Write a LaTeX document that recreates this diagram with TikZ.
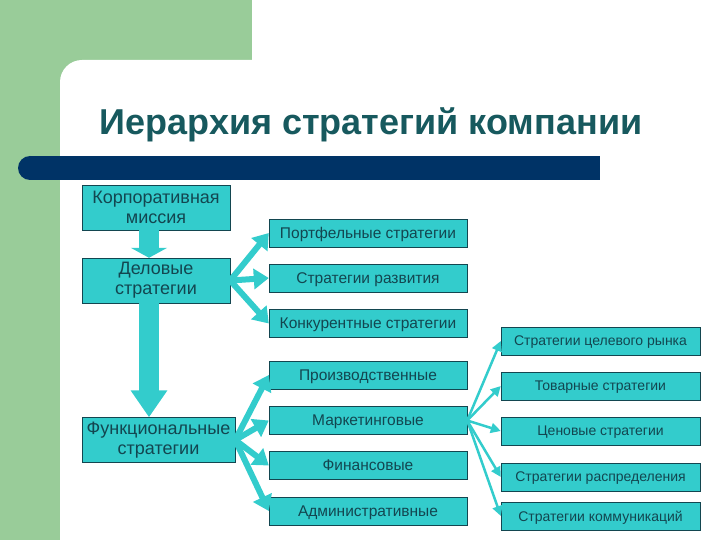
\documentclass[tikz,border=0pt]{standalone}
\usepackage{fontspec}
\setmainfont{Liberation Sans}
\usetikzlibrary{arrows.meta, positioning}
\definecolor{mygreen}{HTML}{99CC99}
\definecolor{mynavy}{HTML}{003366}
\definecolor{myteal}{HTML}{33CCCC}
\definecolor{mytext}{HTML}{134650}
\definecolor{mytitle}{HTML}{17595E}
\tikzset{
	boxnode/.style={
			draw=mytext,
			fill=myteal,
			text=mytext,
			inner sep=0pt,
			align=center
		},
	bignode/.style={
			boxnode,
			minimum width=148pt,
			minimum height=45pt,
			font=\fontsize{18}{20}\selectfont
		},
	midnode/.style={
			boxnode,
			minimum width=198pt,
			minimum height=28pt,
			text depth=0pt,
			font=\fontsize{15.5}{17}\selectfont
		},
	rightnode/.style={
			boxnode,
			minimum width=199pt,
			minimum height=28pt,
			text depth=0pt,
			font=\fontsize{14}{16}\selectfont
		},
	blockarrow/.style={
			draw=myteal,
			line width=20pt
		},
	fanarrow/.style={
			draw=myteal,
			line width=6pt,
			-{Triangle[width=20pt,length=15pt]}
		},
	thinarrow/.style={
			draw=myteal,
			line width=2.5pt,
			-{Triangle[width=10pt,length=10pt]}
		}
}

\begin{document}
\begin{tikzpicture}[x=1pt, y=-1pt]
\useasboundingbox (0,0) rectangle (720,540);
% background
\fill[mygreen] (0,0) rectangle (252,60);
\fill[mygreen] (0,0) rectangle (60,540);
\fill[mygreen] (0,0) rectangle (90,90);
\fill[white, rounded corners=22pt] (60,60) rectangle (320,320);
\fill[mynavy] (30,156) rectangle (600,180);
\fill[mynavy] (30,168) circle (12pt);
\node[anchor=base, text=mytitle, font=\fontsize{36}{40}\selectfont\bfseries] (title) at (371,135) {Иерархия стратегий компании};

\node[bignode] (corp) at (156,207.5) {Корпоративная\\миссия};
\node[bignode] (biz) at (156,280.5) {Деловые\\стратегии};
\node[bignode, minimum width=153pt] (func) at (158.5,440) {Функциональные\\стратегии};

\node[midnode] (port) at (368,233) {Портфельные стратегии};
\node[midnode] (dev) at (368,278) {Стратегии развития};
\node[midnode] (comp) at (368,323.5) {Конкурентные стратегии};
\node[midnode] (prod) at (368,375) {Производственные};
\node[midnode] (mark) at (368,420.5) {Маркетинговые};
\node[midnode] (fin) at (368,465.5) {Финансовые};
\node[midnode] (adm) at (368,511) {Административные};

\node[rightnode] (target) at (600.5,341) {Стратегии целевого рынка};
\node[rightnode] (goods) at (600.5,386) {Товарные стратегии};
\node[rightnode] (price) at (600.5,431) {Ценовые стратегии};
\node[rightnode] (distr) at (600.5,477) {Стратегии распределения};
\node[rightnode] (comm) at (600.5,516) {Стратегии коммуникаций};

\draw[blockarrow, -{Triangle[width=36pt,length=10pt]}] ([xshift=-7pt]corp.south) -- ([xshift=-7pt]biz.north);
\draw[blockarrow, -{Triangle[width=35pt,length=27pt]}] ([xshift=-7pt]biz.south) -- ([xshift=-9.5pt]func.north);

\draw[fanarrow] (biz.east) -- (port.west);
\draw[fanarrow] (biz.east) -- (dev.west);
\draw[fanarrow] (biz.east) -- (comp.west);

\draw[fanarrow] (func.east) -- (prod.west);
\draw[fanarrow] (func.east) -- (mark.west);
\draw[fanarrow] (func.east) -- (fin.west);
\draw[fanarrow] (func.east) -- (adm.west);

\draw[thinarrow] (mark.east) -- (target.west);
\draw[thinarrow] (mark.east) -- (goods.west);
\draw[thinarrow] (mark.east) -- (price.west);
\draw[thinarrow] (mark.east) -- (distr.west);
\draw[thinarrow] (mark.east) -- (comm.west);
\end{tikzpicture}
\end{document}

============

**JOB:** The pictures should not be reproduced; quote all of the other material exactly.

**RESPONSE TO THE EXERCISE:**
Write a LaTeX document that recreates this diagram with TikZ.
\documentclass[tikz,border=0pt]{standalone}
\usepackage{fontspec}
\setmainfont{Liberation Sans}
\usetikzlibrary{arrows.meta, positioning}
\definecolor{mygreen}{HTML}{99CC99}
\definecolor{mynavy}{HTML}{003366}
\definecolor{myteal}{HTML}{33CCCC}
\definecolor{mytext}{HTML}{134650}
\definecolor{mytitle}{HTML}{17595E}
\tikzset{
	boxnode/.style={
			draw=mytext,
			fill=myteal,
			text=mytext,
			inner sep=0pt,
			align=center
		},
	bignode/.style={
			boxnode,
			minimum width=148pt,
			minimum height=45pt,
			font=\fontsize{18}{20}\selectfont
		},
	midnode/.style={
			boxnode,
			minimum width=198pt,
			minimum height=28pt,
			text depth=0pt,
			font=\fontsize{15.5}{17}\selectfont
		},
	rightnode/.style={
			boxnode,
			minimum width=199pt,
			minimum height=28pt,
			text depth=0pt,
			font=\fontsize{14}{16}\selectfont
		},
	blockarrow/.style={
			draw=myteal,
			line width=20pt
		},
	fanarrow/.style={
			draw=myteal,
			line width=6pt,
			-{Triangle[width=20pt,length=15pt]}
		},
	thinarrow/.style={
			draw=myteal,
			line width=2.5pt,
			-{Triangle[width=10pt,length=10pt]}
		}
}

\begin{document}
\begin{tikzpicture}[x=1pt, y=-1pt]
\useasboundingbox (0,0) rectangle (720,540);
% background
\fill[mygreen] (0,0) rectangle (252,60);
\fill[mygreen] (0,0) rectangle (60,540);
\fill[mygreen] (0,0) rectangle (90,90);
\fill[white, rounded corners=22pt] (60,60) rectangle (320,320);
\fill[mynavy] (30,156) rectangle (600,180);
\fill[mynavy] (30,168) circle (12pt);
\node[anchor=base, text=mytitle, font=\fontsize{36}{40}\selectfont\bfseries] (title) at (371,135) {Иерархия стратегий компании};

\node[bignode] (corp) at (156,207.5) {Корпоративная\\миссия};
\node[bignode] (biz) at (156,280.5) {Деловые\\стратегии};
\node[bignode, minimum width=153pt] (func) at (158.5,440) {Функциональные\\стратегии};

\node[midnode] (port) at (368,233) {Портфельные стратегии};
\node[midnode] (dev) at (368,278) {Стратегии развития};
\node[midnode] (comp) at (368,323.5) {Конкурентные стратегии};
\node[midnode] (prod) at (368,375) {Производственные};
\node[midnode] (mark) at (368,420.5) {Маркетинговые};
\node[midnode] (fin) at (368,465.5) {Финансовые};
\node[midnode] (adm) at (368,511) {Административные};

\node[rightnode] (target) at (600.5,341) {Стратегии целевого рынка};
\node[rightnode] (goods) at (600.5,386) {Товарные стратегии};
\node[rightnode] (price) at (600.5,431) {Ценовые стратегии};
\node[rightnode] (distr) at (600.5,477) {Стратегии распределения};
\node[rightnode] (comm) at (600.5,516) {Стратегии коммуникаций};

\draw[blockarrow, -{Triangle[width=36pt,length=10pt]}] ([xshift=-7pt]corp.south) -- ([xshift=-7pt]biz.north);
\draw[blockarrow, -{Triangle[width=35pt,length=27pt]}] ([xshift=-7pt]biz.south) -- ([xshift=-9.5pt]func.north);

\draw[fanarrow] (biz.east) -- (port.west);
\draw[fanarrow] (biz.east) -- (dev.west);
\draw[fanarrow] (biz.east) -- (comp.west);

\draw[fanarrow] (func.east) -- (prod.west);
\draw[fanarrow] (func.east) -- (mark.west);
\draw[fanarrow] (func.east) -- (fin.west);
\draw[fanarrow] (func.east) -- (adm.west);

\draw[thinarrow] (mark.east) -- (target.west);
\draw[thinarrow] (mark.east) -- (goods.west);
\draw[thinarrow] (mark.east) -- (price.west);
\draw[thinarrow] (mark.east) -- (distr.west);
\draw[thinarrow] (mark.east) -- (comm.west);
\end{tikzpicture}
\end{document}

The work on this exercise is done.